Some travelers count on a kind gate agent to bend the rules. With Frontier, several limits make that less likely:

  • Agents are judged on on-time performance and may have little authority to override cutoffs.
  • Reopening a closed door can require ground crew and pilot coordination, which is rarely worth it for one passenger.
  • Low staffing means agents have less time to handle special cases.

From a planning point of view, do not base your strategy on exceptions. Assume written or system-enforced cutoffs will apply as designed. If someone makes an exception for you, treat it as a bonus, not something you can expect.

Risk and Uncertainty: What You Can’t Control and How to Hedge Against Denial

Even with careful planning, some things stay outside your control. Your goal is not to remove all risk. Your goal is to see where uncertainty is highest and decide how to hedge against it.

Uncontrollable variables

  • Security wait times – can spike without warning due to staffing, equipment issues, or sudden crowds.
  • Airport layout – long walks between check-in, security, and gates can add time you did not plan for.
  • System glitches – check-in kiosks, mobile boarding passes, or app alerts can fail or lag.
  • Operational decisions – Frontier can change boarding times, gate assignments, or cutoffs based on aircraft and crew needs.

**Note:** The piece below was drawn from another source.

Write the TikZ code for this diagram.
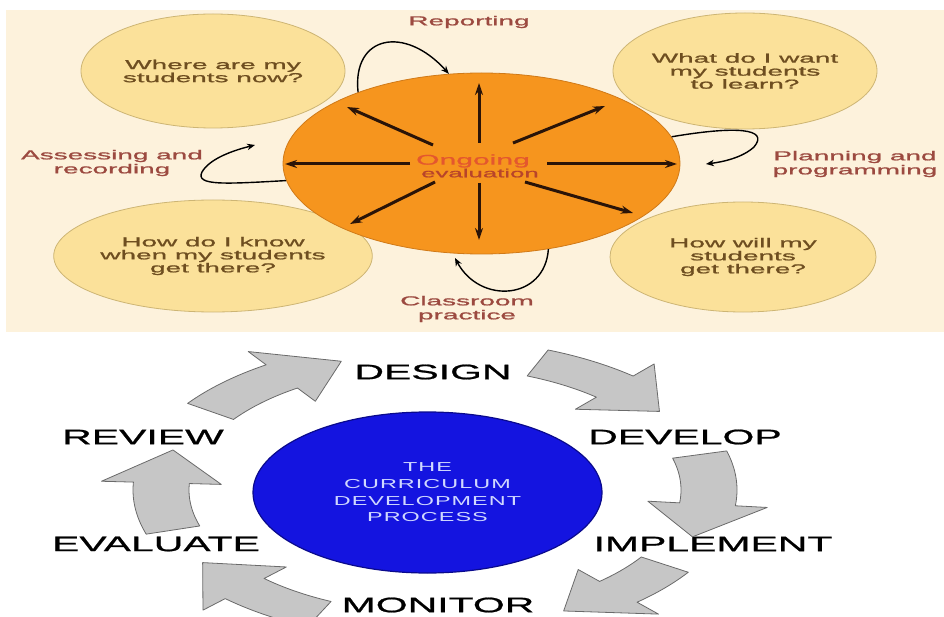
\documentclass[tikz,border=0pt]{standalone}
\usepackage{fontspec}
\setmainfont{Liberation Sans}
\newfontfamily\topfont[FakeStretch=2.15,FakeBold=1.2]{Liberation Sans}
\newfontfamily\botfont[FakeStretch=1.95,FakeBold=1]{Liberation Sans}
\newfontfamily\blufont[FakeStretch=1.8,LetterSpace=8]{Liberation Sans}
\usetikzlibrary{shapes.geometric,arrows.meta}
\definecolor{cream}{HTML}{FDF2DC}
\definecolor{pale}{HTML}{FBE19A}
\definecolor{paleedge}{HTML}{CDB574}
\definecolor{orng}{HTML}{F6951E}
\definecolor{orngedge}{HTML}{D07A18}
\definecolor{qtext}{HTML}{6E4E20}
\definecolor{ltext}{HTML}{9C4A40}
\definecolor{ongo}{HTML}{E4572E}
\definecolor{evtext}{HTML}{B8442A}
\definecolor{arrowdark}{HTML}{2A1408}
\definecolor{bblue}{HTML}{1414E0}
\definecolor{bblueedge}{HTML}{0A0A8C}
\definecolor{btext}{HTML}{D0D8FF}
\definecolor{gfill}{HTML}{C6C6C6}
\definecolor{gedge}{HTML}{6A6A6A}
% curved block arrow on the ring: #1 tail angle, #2 tip angle
\newcommand\garc[2]{%
  \pgfmathsetmacro\hb{#2+14}%
  \filldraw[garrow] plot[domain=#1:\hb, samples=25] (\x:302pt and 151pt)
    -- (\hb:334pt and 167pt) -- (#2:274pt and 137pt)
    -- (\hb:214pt and 107pt) -- (\hb:246pt and 123pt)
    -- plot[domain=\hb:#1, samples=25] (\x:246pt and 123pt) -- cycle;}
\begin{document}
\begin{tikzpicture}[x=1pt,y=-1pt,
  question/.style={ellipse, draw=paleedge, line width=0.8pt, fill=pale, text=qtext,
    font=\topfont\fontsize{13}{13}\selectfont, align=center, inner sep=0pt},
  lbl/.style={text=ltext, font=\topfont\fontsize{13}{14}\selectfont, align=center, inner sep=0pt},
  spoke/.style={arrowdark, line width=3pt, -{Stealth[length=12pt,width=8pt]}},
  loopline/.style={black, line width=1.4pt, -{Stealth[length=8pt,width=6.5pt]}},
  stage/.style={font=\botfont\fontsize{21}{21}\selectfont, inner sep=0pt},
  garrow/.style={fill=gfill, draw=gedge, line width=0.8pt, line join=round}
]
\useasboundingbox (0,0) rectangle (944,617);
\fill[cream] (6,10) rectangle (944,332);

% ---------- top panel ----------
\node[question, minimum width=264pt, minimum height=114pt] (q1) at (213,71) {Where are my\\students now?};
\node[question, minimum width=264pt, minimum height=116pt] (q2) at (745,71) {What do I want\\my students\\to learn?};
\node[question, minimum width=262pt, minimum height=112pt] (q3) at (213,256) {How do I know\\when my students\\get there?};
\node[question, minimum width=266pt, minimum height=110pt] (q4) at (743,257) {How will my\\students\\get there?};

\node[ellipse, fill=orng, draw=orngedge, line width=0.8pt, minimum width=397pt,
  minimum height=181pt, inner sep=0pt] (eval) at (481.5,163.5) {};

\coordinate (su0) at (479,143); \coordinate (su1) at (479,83);
\coordinate (sd0) at (479,183); \coordinate (sd1) at (479,240);
\coordinate (sl0) at (410,164); \coordinate (sl1) at (285,164);
\coordinate (sr0) at (547,164); \coordinate (sr1) at (677,164);
\coordinate (sul0) at (433,145); \coordinate (sul1) at (347,107);
\coordinate (sur0) at (513,143); \coordinate (sur1) at (605,106);
\coordinate (sll0) at (435,182); \coordinate (sll1) at (350,224);
\coordinate (slr0) at (525,182); \coordinate (slr1) at (633,213);
\foreach \s in {u,d,l,r,ul,ur,ll,lr} \draw[spoke] (s\s0) -- (s\s1);

\node[text=ongo, font=\topfont\fontsize{14}{14}\selectfont, inner sep=0pt] (ong) at (473,161) {Ongoing};
\node[text=evtext, font=\topfont\fontsize{12}{12}\selectfont, inner sep=0pt] (evl) at (480,173) {evaluation};

\coordinate (pl1) at (706,164);
\coordinate (cl1) at (455,258);
\coordinate (as1) at (255,145);
\draw[loopline] (eval.150) .. controls (352,35) and (405,25) .. (eval.110);
\draw[loopline] (eval.8) .. controls (735,126) and (770,128) .. (754,147) .. controls (742,158) and (722,162) .. (pl1);
\draw[loopline] (eval.-52) .. controls (545,300) and (480,305) .. (cl1);
\draw[loopline] (eval.185) .. controls (225,184) and (195,186) .. (202,172) .. controls (210,158) and (235,150) .. (as1);

\node[lbl] (rep) at (469,22) {Reporting};
\node[lbl] (ass) at (112,163) {Assessing and\\recording};
\node[lbl] (pla) at (855,164) {Planning and\\programming};
\node[lbl] (cla) at (467,309) {Classroom\\practice};

% ---------- bottom panel ----------
\node[ellipse, fill=bblue, draw=bblueedge, line width=1.2pt, minimum width=349pt,
  minimum height=161pt, inner sep=0pt, text=btext,
  font=\blufont\fontsize{13}{16.7}\selectfont, align=center] (proc) at (427.5,492.5)
  {THE\\CURRICULUM\\DEVELOPMENT\\PROCESS};

\node[stage] (design) at (433,372) {DESIGN};
\node[stage] (review) at (143,437) {REVIEW};
\node[stage] (develop) at (685,437) {DEVELOP};
\node[stage] (evaluate) at (156,544) {EVALUATE};
\node[stage] (implement) at (713,544) {IMPLEMENT};

\begin{scope}[shift={(435,490)}]
  \garc{145}{110}
  \garc{68}{35}
  \garc{15}{-20}
  \garc{-33}{-62}
  \garc{245}{212}
  \garc{197}{163}
\end{scope}
\node[stage] (monitor) at (438,605) {MONITOR};
\end{tikzpicture}
\end{document}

Hedging strategies that don’t rely on guesswork

Even without exact data, you can still make clear choices to lower denial risk:

  • Time hedging
    • Plan to reach the airport early enough that even a long security line still leaves you at the gate before boarding starts.
    • For early-morning flights, factor in that public transport or rideshares may be less frequent.
  • Process simplification
    • Use carry-on only when you can, so you remove the bag drop cutoff from your risk chain.
    • Check in online as soon as it opens to avoid kiosk or counter problems.
  • Information redundancy
    • Watch both airport screens and the airline app. If they do not match, take that as a sign to ask a gate agent directly.
    • Keep boarding passes in more than one form (mobile and printed) so a tech issue does not block you at the last minute.

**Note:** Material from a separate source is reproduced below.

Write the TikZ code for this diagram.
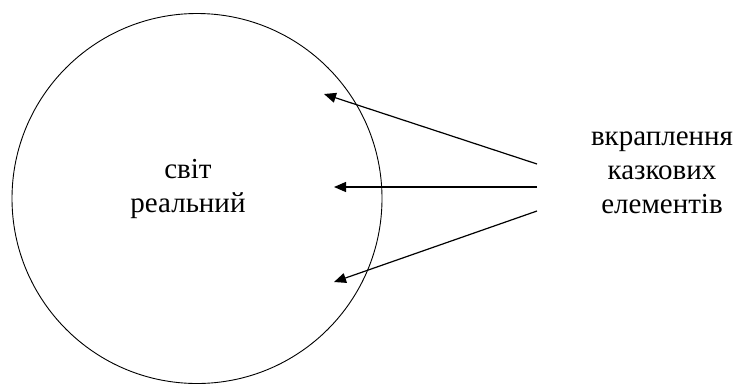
\documentclass[tikz,border=0pt]{standalone}
\usepackage{fontspec}
\setmainfont{Liberation Serif}
\usetikzlibrary{arrows.meta}

\begin{document}
\begin{tikzpicture}[x=1pt, y=-1pt,
  pointer/.style={-{Triangle[length=12pt,width=10pt]}, line width=1.2pt},
  caption/.style={align=center, inner sep=0pt, font=\fontsize{29}{34}\selectfont}]

\useasboundingbox (0,0) rectangle (739,384);

% Real world
\node[circle, draw, line width=0.9pt, minimum size=370pt, inner sep=0pt] (world) at (197,198.5) {};
\node[caption] (real) at (188,189) {світ\\реальний};

% Fairy-tale elements
\node[caption] (fairy) at (662,173) {вкраплення\\казкових\\елементів};

% Arrow ends
\coordinate (srcA) at (537,164);
\coordinate (srcB) at (537,187);
\coordinate (srcC) at (537,211);
\coordinate (tipA) at (324,94);
\coordinate (tipB) at (334,187);
\coordinate (tipC) at (334,282);

\draw[pointer] (srcA) -- (tipA);
\draw[pointer] (srcB) -- (tipB);
\draw[pointer] (srcC) -- (tipC);

\end{tikzpicture}
\end{document}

Recognizing when risk is unavoidably high

Some trips carry higher denial risk with Frontier no matter what you do:

  • Tight self-built connections from another airline.
  • Arriving at the airport close to the bag drop cutoff with checked luggage.
  • Travel during peak holiday periods when lines and disruptions are more likely.

In these cases, the smart move may be to accept higher upfront costs (earlier arrival, carry-on fees, or even a different flight time) to avoid the much bigger cost of being denied boarding and buying a last-minute replacement ticket.

Summary: Turning Frontier’s Boarding Cutoffs into a Manageable System

Frontier’s boarding process works more like a chain of binary valves than a flexible, adjustable system. Each stage—check-in, bag drop, security, gate boarding—has a point where it flips from open to closed. Once it closes, reopening it is costly and therefore rare.

To cut denial risk without relying on specific times or fees, focus on how the system is built:

  • Arrive early enough to be through security before boarding starts, not just before departure.
  • Use carry-on only when the extra cost is worth removing a failure point.
  • Stay near the gate once boarding begins and treat final calls as real last chances, not suggestions.
  • Avoid tight self-built connections that depend on Frontier bending its own cutoffs.
  • Hedge against uncertainty with time buffers, simpler processes, and backup information sources.

If you treat Frontier’s boarding cutoffs as a system of hard open/closed gates instead of negotiable guidelines, you can make clearer choices about time, money, and denial risk—and reach your destination with fewer nasty surprises.